Pourtant, moins de deux décennies plus tard, le bitcoin est devenu un actif de référence sur les places financières traditionnelles. L'arrivée des ETF Bitcoin, le soutien affiché de certaines figures politiques et l’essor des services institutionnels comme la garde d'actifs en sont des exemples frappants.
Certains critiques voient dans cette institutionnalisation un reniement des idéaux initiaux. Mais il serait simpliste de réduire cette évolution à une trahison. La décentralisation de Bitcoin reste intacte, et le réseau demeure une monnaie sans banque centrale pour la piloter. Il résiste toujours à la censure et continue de porter un modèle économique fondé sur la transparence et la responsabilité individuelle. Certes, l'esprit libertaire des premiers cypherpunks s’est estompé au fil du temps, mais les principes fondamentaux de Bitcoin/bitcoin - sa résistance à la confiscation et son offre limitée - restent en harmonie avec une vision libérale du monde.

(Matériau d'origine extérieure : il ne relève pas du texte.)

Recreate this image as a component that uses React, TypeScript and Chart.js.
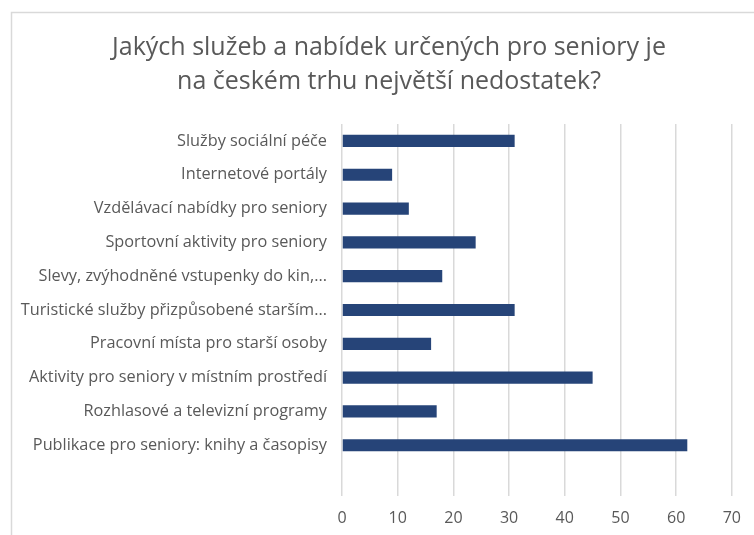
import { useEffect, useRef } from "react";
import { Chart, registerables } from "chart.js";

Chart.register(...registerables);

const titleLines = [
  "Jakých služeb a nabídek určených pro seniory je",
  "na českém trhu největší nedostatek?",
];

const categories = [
  "Služby sociální péče",
  "Internetové portály",
  "Vzdělávací nabídky pro seniory",
  "Sportovní aktivity pro seniory",
  "Slevy, zvýhodněné vstupenky do kin,...",
  "Turistické služby přizpůsobené starším...",
  "Pracovní místa pro starší osoby",
  "Aktivity pro seniory v místním prostředí",
  "Rozhlasové a televizní programy",
  "Publikace pro seniory: knihy a časopisy",
  "",
];

const values: (number | null)[] = [31, 9, 12, 24, 18, 31, 16, 45, 17, 62, null];

const xMin = 0;
const xMax = 70;
const xStep = 10;

const FONT = "'Open Sans', Lato, sans-serif";
const TEXT = "#595959";
const GRID = "#d9d9d9";
const BAR = "#264478";

const framePlugin = {
  id: "frameAndTitle",
  beforeDraw(chart: any) {
    const ctx = chart.ctx;
    ctx.save();
    ctx.fillStyle = "#ffffff";
    ctx.fillRect(0, 0, chart.width, chart.height);
    ctx.strokeStyle = GRID;
    ctx.lineWidth = 1.5;
    ctx.beginPath();
    ctx.moveTo(11.5, chart.height + 2);
    ctx.lineTo(11.5, 12.5);
    ctx.lineTo(chart.width + 2, 12.5);
    ctx.stroke();
    ctx.restore();
  },
  afterDraw(chart: any) {
    const ctx = chart.ctx;
    ctx.save();
    ctx.fillStyle = TEXT;
    ctx.font = `25px ${FONT}`;
    ctx.textAlign = "center";
    ctx.textBaseline = "alphabetic";
    const cx = 389;
    ctx.fillText(titleLines[0], cx, 55);
    ctx.fillText(titleLines[1], cx, 88.5);
    ctx.restore();
  },
};

export default function App() {
  const ref = useRef<HTMLCanvasElement | null>(null);

  useEffect(() => {
    document.body.style.margin = "0";
    if (!ref.current) return;
    const chart = new Chart(ref.current, {
      type: "bar",
      data: {
        labels: categories,
        datasets: [
          {
            data: values,
            backgroundColor: BAR,
            borderWidth: 0,
            barPercentage: 0.36,
            categoryPercentage: 1,
          },
        ],
      },
      options: {
        indexAxis: "y",
        animation: false,
        responsive: false,
        layout: { padding: { left: 12, right: 20, top: 124, bottom: 0 } },
        plugins: {
          legend: { display: false },
          tooltip: { enabled: false },
          title: { display: false },
        },
        scales: {
          x: {
            min: xMin,
            max: xMax,
            ticks: {
              stepSize: xStep,
              color: TEXT,
              font: { family: FONT, size: 16 },
              padding: 13,
            },
            grid: { color: GRID, lineWidth: 1.5, drawTicks: false },
            border: { display: false },
            afterFit(scale: any) {
              scale.height = 39;
            },
          },
          y: {
            ticks: {
              color: TEXT,
              font: { family: FONT, size: 16.3 },
              padding: 15,
              autoSkip: false,
            },
            grid: { display: false, drawTicks: false },
            border: { display: false },
            afterFit(scale: any) {
              scale.width = 330;
            },
          },
        },
      },
      plugins: [framePlugin],
    });
    return () => chart.destroy();
  }, []);

  return (
    <canvas
      ref={ref}
      width={754}
      height={535}
      style={{ display: "block", width: 754, height: 535 }}
    />
  );
}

Monero : l’héritier spirituel des cypherpunks
Dans l’ombre de l’éclat institutionnel du bitcoin, Monero poursuit une mission différente, mais tout aussi fondamentale. Conçu pour garantir un niveau élevé de confidentialité et d’anonymat, Monero se positionne comme le gardien des valeurs originelles du mouvement cypherpunk. Contrairement à Bitcoin, dont les transactions sont transparentes et traçables, Monero utilise des technologies cryptographiques avancées pour rendre les transactions quasi impossibles à suivre.
Ce positionnement fait de Monero un outil privilégié pour ceux qui considèrent la vie privée comme un droit fondamental et non négociable. Cependant, cet engagement a un coût : la pression réglementaire sur les cryptomonnaies axées sur la confidentialité s’est intensifiée ces dernières années, conduisant à des délistages de Monero sur des plateformes d’échange majeures. Malgré cela, Monero continue de prospérer, illustrant la pertinence et la résilience de sa proposition de valeur.
Une bifurcation naturelle
L’évolution divergente de Bitcoin et de Monero pourrait être interprétée comme une fragmentation du rêve cypherpunk originel. Mais cette diversité de trajectoires représente une réponse adaptative à des objectifs et des contextes multiples. Le bitcoin joue un rôle clé dans la légitimation des cryptomonnaies en tant que classe d’actifs tout en préservant des principes libéraux. De son côté, Monero maintient un engagement ferme envers la confidentialité et la résistance à la censure.
Cette dichotomie reflète un écosystème en pleine maturation, capable de répondre à des besoins variés. Bitcoin, en gagnant l’adoption des institutions, devient un pont entre l’univers des cryptomonnaies et la finance traditionnelle. De son côté, Monero reste fidèle à l’âme subversive et libertaire des cypherpunks, servant des cas d’usage où la confidentialité est essentielle, comme le financement des dissidents ou les transactions dans des environnements à haut risque.
Le prix du succès
Si "Bitcoin" a fait l'objet de concessions (initialement puis de manière spontanée) pour atteindre une adoption massive, il serait faux de dire qu’il a trahi ses idéaux. Au contraire, il a élargi le champ d’application de ces idéaux, en les rendant accessibles à une plus large audience. En parallèle, Monero préserve l’esprit radical et subversif du mouvement cypherpunk. Ensemble, ils incarnent les différentes facettes d’une révolution monétaire : le bitcoin comme monnaie souveraine et réserve de valeur mondiale ; Monero comme bastion de la vie privée.
Ainsi, loin d’être éteint, le rêve cypherpunk s’est diversifié. Ces deux visions, bien que distinctes, témoignent de la richesse et de la complexité d’un écosystème qui continue de défier le monopole monétaire de l’État. Bitcoin et Monero, montrent que la révolution monétaire est en cours, chacun jouant un rôle complémentaire dans un paysage en perpétuelle redéfinition.